**** INFORMATION SHOWN ****

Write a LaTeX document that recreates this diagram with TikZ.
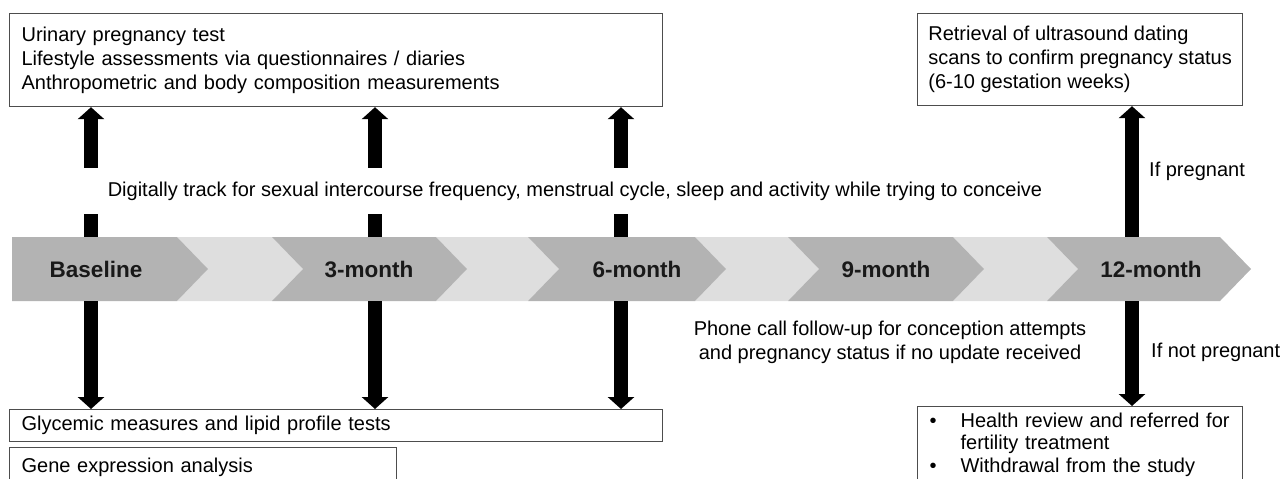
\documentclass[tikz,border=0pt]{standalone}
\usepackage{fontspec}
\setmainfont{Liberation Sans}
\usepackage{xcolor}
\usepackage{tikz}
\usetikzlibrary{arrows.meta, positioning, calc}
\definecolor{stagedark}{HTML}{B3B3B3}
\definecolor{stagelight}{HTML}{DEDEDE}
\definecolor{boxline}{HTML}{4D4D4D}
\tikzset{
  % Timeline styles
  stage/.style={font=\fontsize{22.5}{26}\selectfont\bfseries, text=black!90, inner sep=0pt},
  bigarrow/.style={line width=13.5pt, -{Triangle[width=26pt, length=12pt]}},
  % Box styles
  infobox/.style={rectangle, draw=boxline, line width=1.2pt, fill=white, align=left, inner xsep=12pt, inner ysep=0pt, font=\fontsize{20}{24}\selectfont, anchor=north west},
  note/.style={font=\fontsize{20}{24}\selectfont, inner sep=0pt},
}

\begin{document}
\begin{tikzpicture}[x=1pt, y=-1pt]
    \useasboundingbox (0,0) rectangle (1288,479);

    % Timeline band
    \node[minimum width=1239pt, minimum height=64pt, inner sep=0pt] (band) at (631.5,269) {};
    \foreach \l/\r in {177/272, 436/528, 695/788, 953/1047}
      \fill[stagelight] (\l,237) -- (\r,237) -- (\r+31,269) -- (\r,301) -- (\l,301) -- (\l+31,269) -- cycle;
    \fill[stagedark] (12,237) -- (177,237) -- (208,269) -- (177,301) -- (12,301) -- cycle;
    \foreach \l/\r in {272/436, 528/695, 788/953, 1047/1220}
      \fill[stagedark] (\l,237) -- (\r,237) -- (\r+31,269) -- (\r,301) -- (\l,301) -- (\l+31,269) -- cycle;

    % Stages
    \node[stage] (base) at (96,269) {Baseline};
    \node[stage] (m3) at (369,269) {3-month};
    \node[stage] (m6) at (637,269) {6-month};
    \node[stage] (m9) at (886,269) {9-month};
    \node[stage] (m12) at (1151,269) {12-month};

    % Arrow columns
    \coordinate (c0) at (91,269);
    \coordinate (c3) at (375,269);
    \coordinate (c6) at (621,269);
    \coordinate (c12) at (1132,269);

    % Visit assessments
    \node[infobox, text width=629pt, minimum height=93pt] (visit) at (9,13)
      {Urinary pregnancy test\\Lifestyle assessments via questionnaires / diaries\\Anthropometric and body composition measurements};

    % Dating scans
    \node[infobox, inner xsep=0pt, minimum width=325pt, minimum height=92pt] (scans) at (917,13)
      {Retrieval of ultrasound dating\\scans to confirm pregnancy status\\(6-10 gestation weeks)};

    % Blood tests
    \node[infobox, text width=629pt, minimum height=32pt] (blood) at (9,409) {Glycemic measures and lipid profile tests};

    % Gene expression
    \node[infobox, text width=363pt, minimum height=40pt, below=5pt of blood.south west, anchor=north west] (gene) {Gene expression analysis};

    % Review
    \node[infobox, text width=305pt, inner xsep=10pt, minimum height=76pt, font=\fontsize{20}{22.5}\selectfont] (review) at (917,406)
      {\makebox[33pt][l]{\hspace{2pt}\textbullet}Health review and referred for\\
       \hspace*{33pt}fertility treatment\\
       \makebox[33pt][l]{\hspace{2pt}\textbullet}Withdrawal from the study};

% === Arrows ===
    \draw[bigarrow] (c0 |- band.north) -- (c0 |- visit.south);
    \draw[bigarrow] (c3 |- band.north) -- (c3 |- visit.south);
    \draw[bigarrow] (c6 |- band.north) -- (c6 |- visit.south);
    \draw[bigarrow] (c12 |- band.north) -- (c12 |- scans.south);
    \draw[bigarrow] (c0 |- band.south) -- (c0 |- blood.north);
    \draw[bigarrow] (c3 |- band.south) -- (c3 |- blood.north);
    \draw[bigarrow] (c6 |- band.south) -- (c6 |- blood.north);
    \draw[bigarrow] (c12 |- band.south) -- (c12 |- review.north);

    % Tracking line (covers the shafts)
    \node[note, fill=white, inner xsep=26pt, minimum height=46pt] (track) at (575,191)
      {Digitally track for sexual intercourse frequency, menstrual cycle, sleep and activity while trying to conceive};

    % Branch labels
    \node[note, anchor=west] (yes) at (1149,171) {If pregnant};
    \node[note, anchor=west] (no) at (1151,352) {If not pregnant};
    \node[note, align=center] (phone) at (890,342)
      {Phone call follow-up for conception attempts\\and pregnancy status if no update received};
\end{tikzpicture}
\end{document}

****

**TO BE DONE**: Without the pictures, please reproduce each line of the listing above exactly, from the first one through the line bearing "(m12) at (1151,269)".

**WRITTEN SOLUTION**:
Write a LaTeX document that recreates this diagram with TikZ.
\documentclass[tikz,border=0pt]{standalone}
\usepackage{fontspec}
\setmainfont{Liberation Sans}
\usepackage{xcolor}
\usepackage{tikz}
\usetikzlibrary{arrows.meta, positioning, calc}
\definecolor{stagedark}{HTML}{B3B3B3}
\definecolor{stagelight}{HTML}{DEDEDE}
\definecolor{boxline}{HTML}{4D4D4D}
\tikzset{
  % Timeline styles
  stage/.style={font=\fontsize{22.5}{26}\selectfont\bfseries, text=black!90, inner sep=0pt},
  bigarrow/.style={line width=13.5pt, -{Triangle[width=26pt, length=12pt]}},
  % Box styles
  infobox/.style={rectangle, draw=boxline, line width=1.2pt, fill=white, align=left, inner xsep=12pt, inner ysep=0pt, font=\fontsize{20}{24}\selectfont, anchor=north west},
  note/.style={font=\fontsize{20}{24}\selectfont, inner sep=0pt},
}

\begin{document}
\begin{tikzpicture}[x=1pt, y=-1pt]
    \useasboundingbox (0,0) rectangle (1288,479);

    % Timeline band
    \node[minimum width=1239pt, minimum height=64pt, inner sep=0pt] (band) at (631.5,269) {};
    \foreach \l/\r in {177/272, 436/528, 695/788, 953/1047}
      \fill[stagelight] (\l,237) -- (\r,237) -- (\r+31,269) -- (\r,301) -- (\l,301) -- (\l+31,269) -- cycle;
    \fill[stagedark] (12,237) -- (177,237) -- (208,269) -- (177,301) -- (12,301) -- cycle;
    \foreach \l/\r in {272/436, 528/695, 788/953, 1047/1220}
      \fill[stagedark] (\l,237) -- (\r,237) -- (\r+31,269) -- (\r,301) -- (\l,301) -- (\l+31,269) -- cycle;

    % Stages
    \node[stage] (base) at (96,269) {Baseline};
    \node[stage] (m3) at (369,269) {3-month};
    \node[stage] (m6) at (637,269) {6-month};
    \node[stage] (m9) at (886,269) {9-month};
    \node[stage] (m12) at (1151,269) {12-month};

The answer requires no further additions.